Serving DNNs in Real Time at Datacenter Scale with Project Brainwave
- Eric Chung ,
- Jeremy Fowers ,
- Kalin Ovtcharov ,
- Michael Papamichael ,
- Adrian Caulfield ,
- Todd Massengill ,
- Ming Liu ,
- Mahdi Ghandi ,
- Daniel Lo ,
- Steve Reinhardt ,
- Shlomi Alkalay ,
- Hari Angepat ,
- Derek Chiou ,
- Alessandro Forin ,
- Doug Burger ,
- Lisa Woods ,
- Gabriel Weisz ,
- Michael Haselman ,
- Dan Zhang
IEEE Micro | , Vol 38: pp. 8-20
To meet the computational demands required of deep learning, cloud operators are turning toward specialized hardware for improved efficiency and performance.
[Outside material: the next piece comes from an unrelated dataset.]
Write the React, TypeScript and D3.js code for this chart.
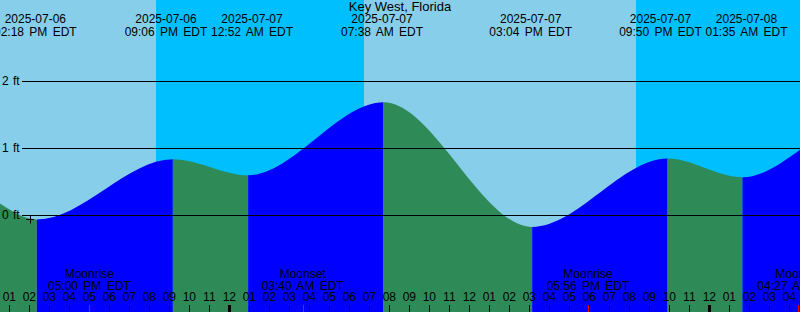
import React from "react";
import * as d3 from "d3";

const W = 800;
const H = 312;

const title = "Key West, Florida";
const viewStart = "2025-07-06 12:32";
const viewEnd = "2025-07-08 04:32";

const extremeTimes = ["2025-07-06 14:18", "2025-07-06 21:06", "2025-07-07 00:52", "2025-07-07 07:38", "2025-07-07 15:04", "2025-07-07 21:50", "2025-07-08 01:35"];
const extremeHeights = [-0.06, 0.84, 0.6, 1.69, -0.17, 0.85, 0.57];
const edgeTimes = ["2025-07-06 12:27", "2025-07-08 04:33"];
const edgeHeights = [0.18, 1.0];

const nightStarts = ["2025-07-06 20:20", "2025-07-07 20:20"];
const nightEnds = ["2025-07-07 06:44", "2025-07-08 04:40"];

const moonTimes = ["2025-07-06 17:00", "2025-07-07 03:40", "2025-07-07 17:56", "2025-07-08 04:27"];
const moonKinds = ["Moonrise", "Moonset", "Moonrise", "Moonset"];

const yTicks = [0, 1, 2];
const nowTime = "2025-07-06 14:02";
const nowHeight = -0.06;

const parse = d3.timeParse("%Y-%m-%d %H:%M");
const fmtDate = d3.timeFormat("%Y-%m-%d");
const fmtTime = d3.timeFormat("%I:%M %p EDT");
const fmtHour = d3.timeFormat("%I");

const FONT = "'Liberation Sans', Arial, sans-serif";
const DAY = "#87CEEB";
const NIGHT = "#00BFFF";
const FALL = "#2E8B57";
const RISE = "#0000FF";

export default function App() {
  const x = d3.scaleTime().domain([parse(viewStart)!, parse(viewEnd)!]).range([0, W]);
  const y = d3.scaleLinear().domain([0, 2]).range([215.5, 81.5]);
  const shift = 1.5;
  const xt = (d: Date) => x(d) + shift;

  const pts: { t: Date; v: number }[] = [
    { t: parse(edgeTimes[0])!, v: edgeHeights[0] },
    ...extremeTimes.map((s, i) => ({ t: parse(s)!, v: extremeHeights[i] })),
    { t: parse(edgeTimes[1])!, v: edgeHeights[1] },
  ];

  const area = d3
    .area<{ t: Date; v: number }>()
    .x((d) => xt(d.t))
    .y0(H)
    .y1((d) => y(d.v))
    .curve(d3.curveMonotoneX);

  // bands between extremes
  const bounds = pts.map((p) => p.t);
  const bands = bounds.slice(0, -1).map((t0, i) => {
    const t1 = bounds[i + 1];
    const rising = pts[i + 1].v > pts[i].v;
    return { x0: xt(t0), x1: xt(t1), fill: rising ? RISE : FALL };
  });

  // top labels with overlap resolution
  const minSep = 86;
  const lx = extremeTimes.map((s) => x(parse(s)!));
  for (let i = 0; i < lx.length - 1; i++) {
    const diff = lx[i + 1] - lx[i];
    if (diff < minSep) {
      const d = (minSep - diff) / 2;
      lx[i] -= d;
      lx[i + 1] += d;
    }
  }

  const hours = d3.timeHour.range(parse(viewStart)!, parse(viewEnd)!);

  const nx = x(parse(nowTime)!);
  const ny = y(nowHeight);

  return (
    <svg
      width={W}
      height={H}
      style={{ position: "absolute", left: 0, top: 0, display: "block" }}
      fontFamily={FONT}
      fontSize={12}
    >
      <defs>
        <clipPath id="tideClip">
          <path d={area(pts) || ""} />
        </clipPath>
      </defs>
      <rect x={0} y={0} width={W} height={H} fill={DAY} />
      {nightStarts.map((s, i) => (
        <rect
          key={"n" + i}
          x={x(parse(s)!)}
          y={0}
          width={x(parse(nightEnds[i])!) - x(parse(s)!)}
          height={H}
          fill={NIGHT}
        />
      ))}
      <g clipPath="url(#tideClip)">
        {bands.map((b, i) => (
          <rect key={"b" + i} x={b.x0} y={0} width={b.x1 - b.x0} height={H} fill={b.fill} />
        ))}
      </g>

      {/* title */}
      <text x={400} y={11} textAnchor="middle" fontSize={13}>
        {title}
      </text>

      {/* tide labels */}
      {extremeTimes.map((s, i) => {
        const d = parse(s)!;
        return (
          <g key={"l" + i}>
            <text x={lx[i]} y={23} textAnchor="middle">
              {fmtDate(d)}
            </text>
            <text x={lx[i]} y={35.5} textAnchor="middle" wordSpacing={2}>
              {fmtTime(d)}
            </text>
          </g>
        );
      })}

      {/* y grid */}
      {yTicks.map((v) => (
        <g key={"y" + v}>
          <line x1={22} x2={W} y1={y(v)} y2={y(v)} stroke="#000" strokeWidth={1} />
          <text x={2} y={y(v) + 3} textAnchor="start" wordSpacing={1}>
            {v + " ft"}
          </text>
        </g>
      ))}

      {/* now marker */}
      <line x1={nx - 4} x2={nx + 4} y1={ny} y2={ny} stroke="#000" />
      <line x1={Math.round(nx) + 0.5} x2={Math.round(nx) + 0.5} y1={ny - 3.5} y2={ny + 4} stroke="#000" />

      {/* moon labels */}
      {moonTimes.map((s, i) => {
        const d = parse(s)!;
        return (
          <g key={"m" + i}>
            <text x={x(d)} y={278} textAnchor="middle">
              {moonKinds[i]}
            </text>
            <text x={x(d)} y={289.5} textAnchor="middle" wordSpacing={2}>
              {fmtTime(d)}
            </text>
          </g>
        );
      })}

      {/* hour ticks + labels */}
      {hours.map((h, i) => {
        const hx = Math.round(x(h));
        const midnight = h.getHours() === 0;
        return (
          <g key={"h" + i}>
            <rect x={midnight ? hx - 1 : hx} y={305} width={midnight ? 3 : 1} height={7} fill="#000" />
            <text x={x(h)} y={301} textAnchor="middle">
              {fmtHour(h)}
            </text>
          </g>
        );
      })}
      {moonTimes.map((s, i) => (
        <rect key={"mt" + i} x={Math.round(x(parse(s)!))} y={305} width={1} height={7} fill="#FF0000" />
      ))}
    </svg>
  );
}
Project Brainwave, Microsoft’s principal infrastructure for AI serving in real time, accelerates deep neural network (DNN) inferencing in major services such as Bing’s intelligent search features and Azure. Exploiting distributed model parallelism and pinning over low-latency hardware microservices, Project Brainwave serves state-of-the-art, pre-trained DNN models with high efficiencies at low batch sizes. A high-performance, precision-adaptable FPGA soft processor is at the heart of the system, achieving up to 39.5 TFLOPs of effective performance at Batch 1 on a state-of-the-art Intel Stratix 10 FPGA.